TOEIC Link Part 5: comprise versus compose
Comprise and compose describe the same part-and-whole relationship from opposite ends, and the preposition that follows is where Part 5 sets its trap. Comprise means to consist of and is used by the whole, with no of after it; compose means to make up and is most often used in the passive, is composed of, by the whole as well. Because the two verbs overlap in meaning but differ in structure, Part 5 rewards the reader who checks the direction and the preposition. For another pair where the grammar slot is identical but the structure decides the answer, see industrious versus industrial.
The core rule: consist of versus make up
- comprise (verb) = to consist of, to be made up of. The whole is the subject, and no of follows. The committee comprises ten members. / The report comprises four sections.
- compose (verb) = to make up, to form. The parts are the subject in the active voice; the whole uses the passive is composed of. Ten members compose the committee. / The committee is composed of ten members.
The memory hook: comprise already contains the idea of "of," so adding of is redundant — never write comprised of in careful business English. Compose, by contrast, needs the of in its common passive form: is composed of.

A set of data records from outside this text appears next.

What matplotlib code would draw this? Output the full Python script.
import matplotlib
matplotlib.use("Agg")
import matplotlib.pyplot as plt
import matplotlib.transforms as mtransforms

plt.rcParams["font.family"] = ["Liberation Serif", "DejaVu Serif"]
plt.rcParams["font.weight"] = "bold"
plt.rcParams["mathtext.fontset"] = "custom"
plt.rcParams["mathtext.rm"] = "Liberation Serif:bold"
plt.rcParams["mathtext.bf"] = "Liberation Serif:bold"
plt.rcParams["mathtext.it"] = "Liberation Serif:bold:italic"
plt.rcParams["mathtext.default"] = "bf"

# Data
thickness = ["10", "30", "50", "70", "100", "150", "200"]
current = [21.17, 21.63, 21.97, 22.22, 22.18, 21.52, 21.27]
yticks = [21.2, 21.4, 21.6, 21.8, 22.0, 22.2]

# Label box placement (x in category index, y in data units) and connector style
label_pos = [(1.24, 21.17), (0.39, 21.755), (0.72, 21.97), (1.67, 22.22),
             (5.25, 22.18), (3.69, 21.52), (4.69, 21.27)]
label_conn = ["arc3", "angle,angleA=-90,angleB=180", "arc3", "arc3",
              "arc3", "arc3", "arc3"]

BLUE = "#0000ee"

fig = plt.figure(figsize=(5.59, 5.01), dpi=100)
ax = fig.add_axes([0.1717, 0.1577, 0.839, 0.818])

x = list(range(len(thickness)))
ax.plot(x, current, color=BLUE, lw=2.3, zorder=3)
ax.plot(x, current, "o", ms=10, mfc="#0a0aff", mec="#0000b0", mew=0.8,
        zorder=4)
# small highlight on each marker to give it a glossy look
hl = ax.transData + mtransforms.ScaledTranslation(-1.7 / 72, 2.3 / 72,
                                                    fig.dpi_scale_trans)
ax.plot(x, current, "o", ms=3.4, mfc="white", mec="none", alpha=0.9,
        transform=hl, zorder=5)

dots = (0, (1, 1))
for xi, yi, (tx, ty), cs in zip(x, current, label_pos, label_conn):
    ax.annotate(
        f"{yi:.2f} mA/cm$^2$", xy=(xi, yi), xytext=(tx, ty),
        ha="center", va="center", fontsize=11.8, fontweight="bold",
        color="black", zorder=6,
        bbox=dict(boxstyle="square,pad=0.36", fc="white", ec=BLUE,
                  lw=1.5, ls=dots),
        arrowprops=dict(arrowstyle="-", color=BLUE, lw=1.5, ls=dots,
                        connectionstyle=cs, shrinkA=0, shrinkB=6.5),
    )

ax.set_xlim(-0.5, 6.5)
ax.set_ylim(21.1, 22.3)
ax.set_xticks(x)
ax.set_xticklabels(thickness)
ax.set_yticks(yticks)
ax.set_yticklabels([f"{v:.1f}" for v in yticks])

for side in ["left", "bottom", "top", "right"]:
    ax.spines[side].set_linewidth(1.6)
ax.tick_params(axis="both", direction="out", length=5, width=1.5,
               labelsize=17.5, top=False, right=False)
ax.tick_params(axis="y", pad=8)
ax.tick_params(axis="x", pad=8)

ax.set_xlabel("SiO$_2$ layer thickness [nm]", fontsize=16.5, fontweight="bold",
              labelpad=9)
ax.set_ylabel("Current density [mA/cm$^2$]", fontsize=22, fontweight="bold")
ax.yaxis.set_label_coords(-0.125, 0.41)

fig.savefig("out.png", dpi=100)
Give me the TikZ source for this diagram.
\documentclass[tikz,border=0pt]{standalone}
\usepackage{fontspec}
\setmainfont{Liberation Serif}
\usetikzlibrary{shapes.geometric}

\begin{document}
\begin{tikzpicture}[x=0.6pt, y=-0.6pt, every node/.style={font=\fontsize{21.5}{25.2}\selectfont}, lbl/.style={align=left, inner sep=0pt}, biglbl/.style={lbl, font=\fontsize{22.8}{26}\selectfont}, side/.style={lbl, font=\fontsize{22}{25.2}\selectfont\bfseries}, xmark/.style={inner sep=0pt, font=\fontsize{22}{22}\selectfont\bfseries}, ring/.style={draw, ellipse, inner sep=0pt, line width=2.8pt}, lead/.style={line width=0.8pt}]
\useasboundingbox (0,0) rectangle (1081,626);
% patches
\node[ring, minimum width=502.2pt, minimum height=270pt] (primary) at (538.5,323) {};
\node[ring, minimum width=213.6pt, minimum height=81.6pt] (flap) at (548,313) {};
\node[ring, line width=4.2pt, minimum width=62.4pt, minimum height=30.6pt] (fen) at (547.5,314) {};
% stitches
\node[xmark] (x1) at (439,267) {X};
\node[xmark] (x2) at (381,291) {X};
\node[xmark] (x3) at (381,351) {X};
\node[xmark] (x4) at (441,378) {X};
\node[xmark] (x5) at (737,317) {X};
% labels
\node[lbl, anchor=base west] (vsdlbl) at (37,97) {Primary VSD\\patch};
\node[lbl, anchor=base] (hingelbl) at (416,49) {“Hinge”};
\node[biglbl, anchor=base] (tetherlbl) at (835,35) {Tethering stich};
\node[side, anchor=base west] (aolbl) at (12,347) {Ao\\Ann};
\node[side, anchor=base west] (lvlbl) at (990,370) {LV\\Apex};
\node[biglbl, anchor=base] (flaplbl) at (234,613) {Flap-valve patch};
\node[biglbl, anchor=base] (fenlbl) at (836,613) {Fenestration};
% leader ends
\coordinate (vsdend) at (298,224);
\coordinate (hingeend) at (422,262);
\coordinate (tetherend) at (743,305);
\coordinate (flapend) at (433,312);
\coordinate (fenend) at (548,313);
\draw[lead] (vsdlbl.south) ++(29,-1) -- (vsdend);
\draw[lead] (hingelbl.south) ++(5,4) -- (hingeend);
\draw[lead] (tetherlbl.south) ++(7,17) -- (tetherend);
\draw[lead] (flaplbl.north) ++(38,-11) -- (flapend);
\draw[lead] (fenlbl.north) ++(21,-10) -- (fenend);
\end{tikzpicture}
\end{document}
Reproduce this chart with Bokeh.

Why Part 5 likes this pair
The blank sits between a whole and its parts, and the surrounding preposition tells you which verb fits.
The board __ five executives and two outside advisers.
The whole (the board) is the subject with no of after the blank, so the answer is comprises.
The board is __ of five executives and two outside advisers.
The passive frame _is __ of signals the answer is composed.
Spotting the clue in the structure
Look at the subject and the preposition:
- The whole is the subject and no of follows the blank → choose comprises (The package comprises three services.).
- The parts are the subject in active voice → choose compose (Three services compose the package.).
- The frame is is / are ___ of → choose composed (The package is composed of three services.).
The single most common error the test baits is comprised of. If you see _is __ of, the answer is composed, not comprised; if you see the whole followed directly by its parts, the answer is comprises with no preposition. For another pair where a small structural signal flips the correct choice, see eminent versus imminent.
Quick self-check
- The training program __ six modules delivered over three weeks. (comprises — whole as subject, no of)
- The training program is __ of six modules delivered over three weeks. (composed — passive frame _is __ of)
Takeaway
If the whole is the subject and no of follows, choose comprises. If the frame is _is __ of, choose composed. Treat comprised of as a trap answer — careful business writing uses either comprises or is composed of, never a blend of the two.